Lenders are seeing a $10 range each year in the cash costs of production on Wisconsin dairy farms, according to Stephenson. About a fifth of farms have cash-flowed through this price trough, while 30 percent have had to borrow more money, another 30 percent have had to restructure loans, and 20 percent never really recovered from 2009 and now are “in real trouble.”
Some annual attrition of dairy farms is normal in Wisconsin, Stephenson said, and the typical rate is about 3.5 percent to 4 percent. But that figure began to creep higher in 2017 and, in 2018, it exceeded 7.5 percent.
Positive factors for dairy in 2019 include slowing rates of growth in U.S. and world milk production, shrinking world stocks, El Niño, improved trade and a relatively strong domestic economy, with low unemployment.
However, Stephenson said some signs point to a coming recession, and that could hurt dairy consumption. Other negative factors include strong milk output in New Zealand; slow gross domestic product growth in some countries, such as China; and prolonged trade negotiations.
Trade retaliation has had an impact, as perception often becomes reality, he said. The futures market has lost $1.50 to $2 per hundredweight, while trade models indicate the real impact should be closer to 50 to 75 cents.
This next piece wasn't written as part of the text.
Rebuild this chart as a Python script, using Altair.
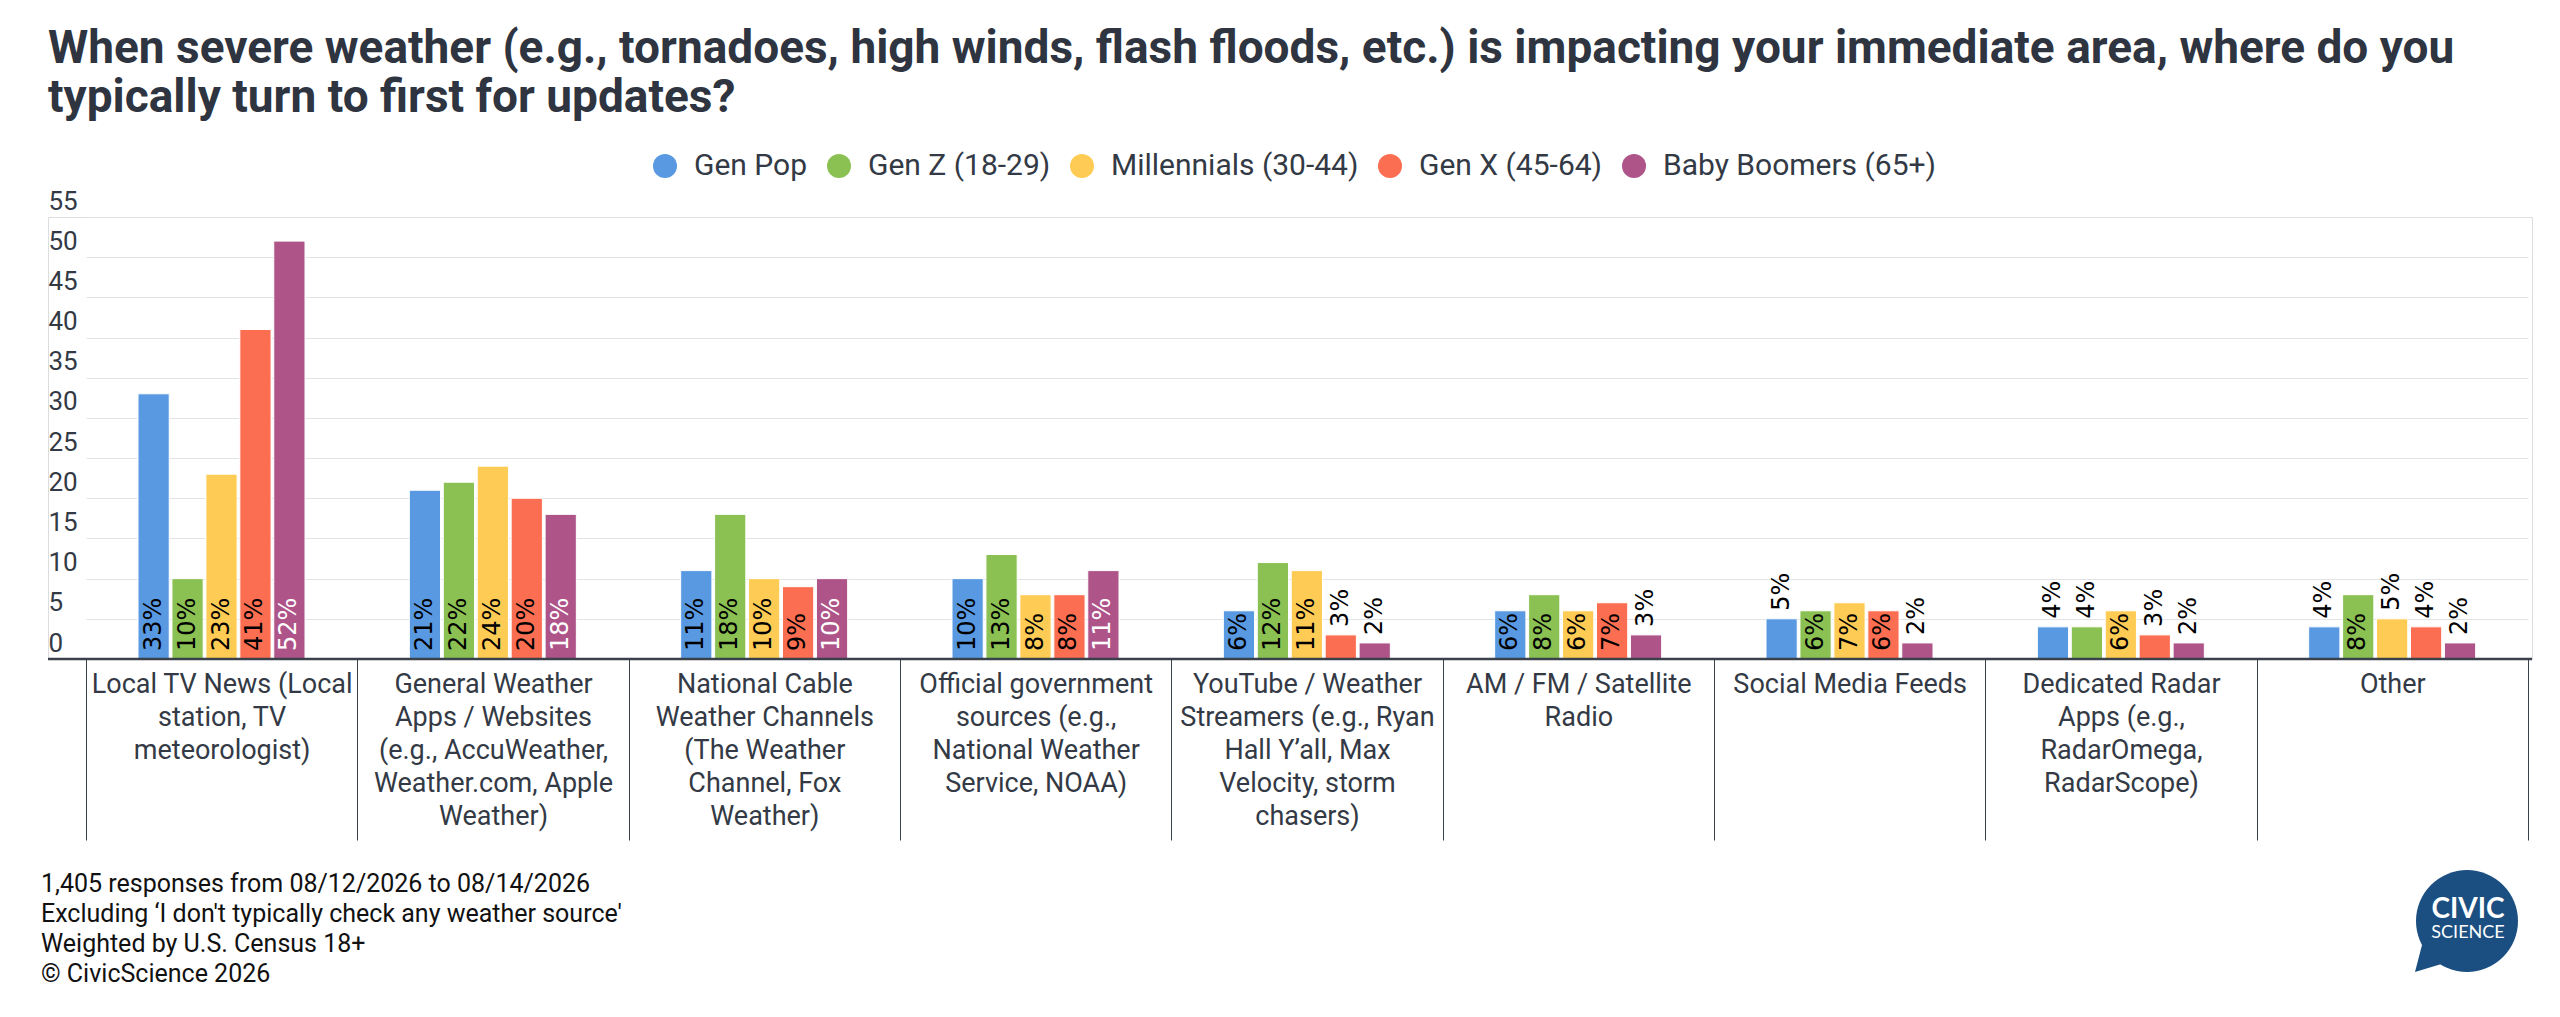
import json
import altair as alt
import pandas as pd

# ---------------- data ----------------
title_lines = [
    "When severe weather (e.g., tornadoes, high winds, flash floods, etc.) is impacting your immediate area, where do you",
    "typically turn to first for updates?",
]

categories = [
    "Local TV News (Local station, TV meteorologist)",
    "General Weather Apps / Websites (e.g., AccuWeather, Weather.com, Apple Weather)",
    "National Cable Weather Channels (The Weather Channel, Fox Weather)",
    "Official government sources (e.g., National Weather Service, NOAA)",
    "YouTube / Weather Streamers (e.g., Ryan Hall Y’all, Max Velocity, storm chasers)",
    "AM / FM / Satellite Radio",
    "Social Media Feeds",
    "Dedicated Radar Apps (e.g., RadarOmega, RadarScope)",
    "Other",
]
category_label_lines = [
    ["Local TV News (Local", "station, TV", "meteorologist)"],
    ["General Weather", "Apps / Websites", "(e.g., AccuWeather,", "Weather.com, Apple", "Weather)"],
    ["National Cable", "Weather Channels", "(The Weather", "Channel, Fox", "Weather)"],
    ["Official government", "sources (e.g.,", "National Weather", "Service, NOAA)"],
    ["YouTube / Weather", "Streamers (e.g., Ryan", "Hall Y’all, Max", "Velocity, storm", "chasers)"],
    ["AM / FM / Satellite", "Radio"],
    ["Social Media Feeds"],
    ["Dedicated Radar", "Apps (e.g.,", "RadarOmega,", "RadarScope)"],
    ["Other"],
]

series = ["Gen Pop", "Gen Z (18-29)", "Millennials (30-44)", "Gen X (45-64)", "Baby Boomers (65+)"]
series_colors = ["#5899E2", "#8BC052", "#FECC55", "#FC6E51", "#AE5489"]

gen_pop = [33, 21, 11, 10, 6, 6, 5, 4, 4]
gen_z = [10, 22, 18, 13, 12, 8, 6, 4, 8]
millennials = [23, 24, 10, 8, 11, 6, 7, 6, 5]
gen_x = [41, 20, 9, 8, 3, 7, 6, 3, 4]
baby_boomers = [52, 18, 10, 11, 2, 3, 2, 2, 2]

y_ticks = [0, 5, 10, 15, 20, 25, 30, 35, 40, 45, 50, 55]

footer_lines = [
    "1,405 responses from 08/12/2026 to 08/14/2026",
    "Excluding ‘I don't typically check any weather source'",
    "Weighted by U.S. Census 18+",
    "© CivicScience 2026",
]

# ---------------- table ----------------
rows = []
for s, vals in zip(series, [gen_pop, gen_z, millennials, gen_x, baby_boomers]):
    for c, v in zip(categories, vals):
        rows.append({"category": c, "series": s, "value": v})
df = pd.DataFrame(rows)

W, H = 2484, 442
TEXT = "#333a45"
DARK = "#3b414b"

label_map = json.dumps(dict(zip(categories, category_label_lines)), ensure_ascii=False)
label_expr = "(" + label_map + ")[datum.value]"

x_enc = alt.X(
    "category:N",
    sort=categories,
    scale=alt.Scale(range=[38, 2480], paddingInner=0, paddingOuter=0),
    axis=alt.Axis(
        title=None, domain=False, grid=False, ticks=True, tickBand="extent",
        tickSize=181, tickColor=DARK, tickWidth=1, labelAngle=0,
        labelAlign="center", labelBaseline="top", labelPadding=-169,
        labelFont="Roboto", labelFontSize=27, labelColor=TEXT,
        labelLineHeight=33, labelLimit=500, labelExpr=label_expr,
    ),
)
xo_enc = alt.XOffset(
    "series:N", sort=series,
    scale=alt.Scale(domain=series, range=[52, 219], paddingInner=0.08, paddingOuter=0),
)
y_scale = alt.Scale(domain=[0, 55], nice=False)
y_axis = alt.Axis(
    title=None, values=y_ticks, domain=False, ticks=False, grid=True,
    gridColor="#e2e3e7", gridWidth=1.2, labelAlign="left",
    labelBaseline="alphabetic", labelPadding=0, labelOffset=-8,
    labelFont="Roboto", labelFontSize=26, labelColor=TEXT,
    labelFlush=False, labelOverlap=False,
)

base = alt.Chart(df).transform_calculate(label="datum.value + '%'", zero="0")

bars = base.mark_bar(stroke="white", strokeWidth=1).encode(
    x=x_enc, xOffset=xo_enc,
    y=alt.Y("value:Q", scale=y_scale, axis=y_axis),
    color=alt.Color(
        "series:N", sort=series,
        scale=alt.Scale(domain=series, range=series_colors),
        legend=alt.Legend(
            orient="none", legendX=602, legendY=-66, direction="horizontal",
            columns=5, title=None, symbolType="circle", symbolSize=576,
            symbolStrokeWidth=0, symbolOpacity=1, labelFont="Roboto",
            labelFontSize=30, labelColor=TEXT, labelOffset=14,
            columnPadding=16, padding=0, labelLimit=600,
        ),
    ),
)

inside = base.transform_filter("datum.value >= 6").mark_text(
    angle=270, align="left", baseline="middle", dx=8,
    font="DejaVu Sans", fontSize=24,
).encode(
    x=x_enc, xOffset=xo_enc,
    y=alt.Y("zero:Q", scale=y_scale, axis=y_axis),
    text="label:N",
    color=alt.condition("datum.series == 'Baby Boomers (65+)'", alt.value("#ffffff"), alt.value("#000000")),
)

above = base.transform_filter("datum.value < 6").mark_text(
    angle=270, align="left", baseline="middle", dx=8,
    font="DejaVu Sans", fontSize=24, color="#000000",
).encode(
    x=x_enc, xOffset=xo_enc,
    y=alt.Y("value:Q", scale=y_scale, axis=y_axis),
    text="label:N",
)

zero_df = pd.DataFrame({"v": [0]})
baseline_rule = alt.Chart(zero_df).mark_rule(color=DARK, strokeWidth=2.5).encode(
    y=alt.Y("v:Q", scale=y_scale, axis=y_axis)
)

one = pd.DataFrame({"k": [0]})
footer = alt.Chart(one).mark_text(
    align="left", baseline="alphabetic", font="Roboto", fontSize=25,
    lineHeight=30, color="#111111",
).encode(x=alt.value(-7), y=alt.value(675), text=alt.value(footer_lines))

logo_circle = alt.Chart(one).mark_point(
    shape="circle", filled=True, opacity=1, color="#1b4f82", size=10404, strokeWidth=0
).encode(x=alt.value(2419), y=alt.value(704))
logo_tail = alt.Chart(one).mark_point(
    shape="M -0.75 0.7 L -0.4 -0.65 L 0.9 0.2 Z", filled=True, opacity=1,
    color="#1b4f82", size=1600, strokeWidth=0,
).encode(x=alt.value(2382), y=alt.value(741))
logo_civic = alt.Chart(one).mark_text(
    font="Lato", fontSize=28, fontWeight="bold", color="white", align="center",
    baseline="alphabetic",
).encode(x=alt.value(2420), y=alt.value(701), text=alt.value("CIVIC"))
logo_science = alt.Chart(one).mark_text(
    font="Lato", fontSize=18, color="white", align="center",
    baseline="alphabetic",
).encode(x=alt.value(2420), y=alt.value(721), text=alt.value("SCIENCE"))

chart = alt.layer(
    bars, inside, above, baseline_rule, footer,
    logo_tail, logo_circle, logo_civic, logo_science,
).properties(
    width=W, height=H,
    autosize=alt.AutoSizeParams(type="none"),
    padding={"left": 40, "top": 209, "right": 20, "bottom": 350},
    title=alt.TitleParams(
        text=title_lines, anchor="start", frame="group", orient="top",
        font="Roboto", fontSize=46, fontWeight="bold", color="#2e3440",
        lineHeight=49, offset=29,
    ),
).configure_view(stroke=None).configure(background="white")

chart.save("out.html", embed_options={"renderer": "svg", "actions": False})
Trade mitigation will pay producers about 4 cents per hundredweight on impacted milk, Stephenson said, but “that’s insignificant, really, for farms.” More meaningful efforts have been the Margin Protection Program, which will have paid about 62 cents per hundredweight, on average, last year on farms’ first 5 million pounds of historic production, and the farm bill’s new Dairy Margin Coverage program, which looks especially promising for small farms.
“That will return some real dollars for producers and provide a nice floor,” he said.
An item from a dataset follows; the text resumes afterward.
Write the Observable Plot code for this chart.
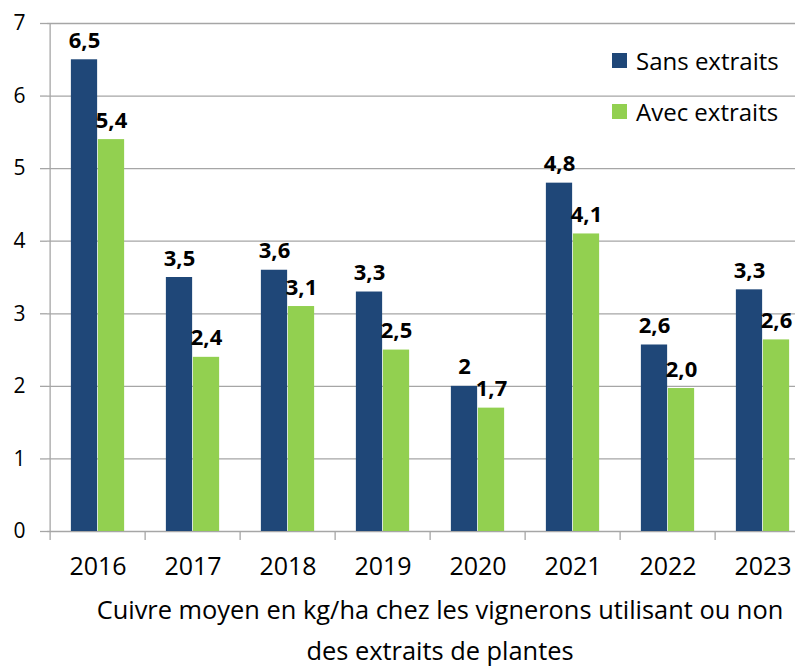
<!DOCTYPE html>
<html>
<head>
<meta charset="utf-8">
<script src="https://cdn.jsdelivr.net/npm/d3@7"></script>
<script src="https://cdn.jsdelivr.net/npm/@observablehq/plot@0.6"></script>
<style>
  html, body { margin: 0; padding: 0; background: #fff; overflow: hidden; }
  body { width: 795px; height: 667px; position: relative; font-family: "Open Sans", "Noto Sans", sans-serif; }
  #chart { position: absolute; left: 0; top: 0; }
  #legend { position: absolute; left: 612px; top: 42px; font-size: 24px; color: #000; }
  #legend .row { display: flex; align-items: center; height: 36px; margin-bottom: 15px; white-space: nowrap; }
  #legend .sw { width: 15px; height: 15px; margin-right: 9px; }
  #caption { position: absolute; left: 0; top: 589px; width: 880px; text-align: center; font-size: 25.4px; line-height: 41px; color: #000; }
</style>
</head>
<body>
<div id="chart"></div>
<div id="legend"></div>
<div id="caption">Cuivre moyen en kg/ha chez les vignerons utilisant ou non<br>des extraits de plantes</div>
<script>
const years = ["2016", "2017", "2018", "2019", "2020", "2021", "2022", "2023"];
const seriesNames = ["Sans extraits", "Avec extraits"];
const sansValues = [6.5, 3.5, 3.6, 3.3, 2.0, 4.8, 2.57, 3.33];
const avecValues = [5.4, 2.4, 3.1, 2.5, 1.7, 4.1, 1.97, 2.64];
const sansLabels = ["6,5", "3,5", "3,6", "3,3", "2", "4,8", "2,6", "3,3"];
const avecLabels = ["5,4", "2,4", "3,1", "2,5", "1,7", "4,1", "2,0", "2,6"];
const yTicks = [0, 1, 2, 3, 4, 5, 6, 7];
const colors = ["#1f4778", "#92d050"];

const W = 795, H = 590, mL = 47, mR = -18, mT = 23, mB = 59;
const step = (W - mL - mR) / years.length;
const bw = 27;
const gap = (step - 2 * bw) / 2;

const sans = years.map((y, i) => ({year: y, value: sansValues[i], label: sansLabels[i]}));
const avec = years.map((y, i) => ({year: y, value: avecValues[i], label: avecLabels[i]}));

const font = "Open Sans, Noto Sans, sans-serif";

const chart = Plot.plot({
  width: W, height: H,
  marginLeft: mL, marginRight: mR, marginTop: mT, marginBottom: mB,
  style: {fontFamily: font, color: "#000", background: "#fff", overflow: "visible"},
  x: {domain: years, padding: 0, axis: null},
  y: {domain: [0, 7], axis: null},
  marks: [
    Plot.gridY(yTicks, {stroke: "#a6a6a6", strokeOpacity: 1, strokeWidth: 1.3}),
    Plot.axisY(yTicks, {tickSize: 7, tickPadding: 15, stroke: "#a6a6a6", strokeWidth: 1.3, fontSize: 21, fill: "#000", label: null, tickFormat: d => String(d)}),
    Plot.ruleX([years[0]], {dx: -step / 2, y1: 0, y2: 7, stroke: "#a6a6a6", strokeWidth: 1.3}),
    Plot.axisX({tickSize: 9, stroke: "#a6a6a6", strokeWidth: 1.3, dx: -step / 2, label: null, tickFormat: () => ""}),
    Plot.axisX({tickSize: 0, tickPadding: 26, fontSize: 25, fill: "#000", label: null}),
    Plot.barY(sans, {x: "year", y: "value", fill: colors[0], insetLeft: gap, insetRight: gap + bw}),
    Plot.barY(avec, {x: "year", y: "value", fill: colors[1], insetLeft: gap + bw, insetRight: gap}),
    Plot.text(sans, {x: "year", y: "value", text: "label", dx: -bw / 2, dy: -19, fontSize: 22, fontWeight: "bold", fill: "#000"}),
    Plot.text(avec, {x: "year", y: "value", text: "label", dx: bw / 2, dy: -19, fontSize: 22, fontWeight: "bold", fill: "#000"})
  ]
});
document.getElementById("chart").appendChild(chart);

const legend = document.getElementById("legend");
seriesNames.forEach((name, i) => {
  const row = document.createElement("div");
  row.className = "row";
  const sw = document.createElement("div");
  sw.className = "sw";
  sw.style.background = colors[i];
  const t = document.createElement("span");
  t.textContent = name;
  row.appendChild(sw);
  row.appendChild(t);
  legend.appendChild(row);
});
</script>
</body>
</html>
The resolution of trade tensions with China would make a big difference for the U.S. dairy industry, Stephenson said. China’s per-capita dairy consumption remains small and is expected to grow. Historically, China has bought about half of all U.S. whey; the U.S. supplies about half of all export markets for whey worldwide. Also, small dairies in China are exiting the business, causing milk production to contract.
While Mexico has begun buying U.S. dairy products again, the U.S.-Mexico-Canada Agreement has not yet been implemented and still must be ratified by Congress.
Stephenson said the U.S. — the third largest exporter of dairy products in the world — won’t see full milk price recovery until dairy exports bounce back to about 18 percent of the milk supply.
“We’ve been in a prolonged milk price downturn now,” he said, “but it’s not as deep as in 2009. The difference is the drop-off in exports happened in an economy that’s generally strong. Domestic consumption is good. Excess product has stayed home but stayed home in a robust economy consuming more dairy.”
However, iif exports don’t pick up soon, and the U.S. falls into a recession, that would be a concern, he said.
Dairy is a good buy
Contrary to what some people believe, dairy product prices haven’t been increasing in the stores during this downturn on the farm, Stephenson said. They just haven’t dropped in correlation with farm-level prices. Dairy products are a good buy, he said.
Fluid milk sales continue to fall precipitously, he said, adding, “Clearly, consumers are making different choices with regard to fluid milk.”
But it’s not all bad news: Per-capita cheese consumption is on the rise, at 37 pounds per person annually, and the U.S. population is growing. Per-capita consumption is about 50 pounds in Germany and France.
“Cheese has been a great story for the U.S., and there’s still room for us to consider growing this category even further,” Stephenson said. “Instead of drinking our milk, we’re actually eating our milk.”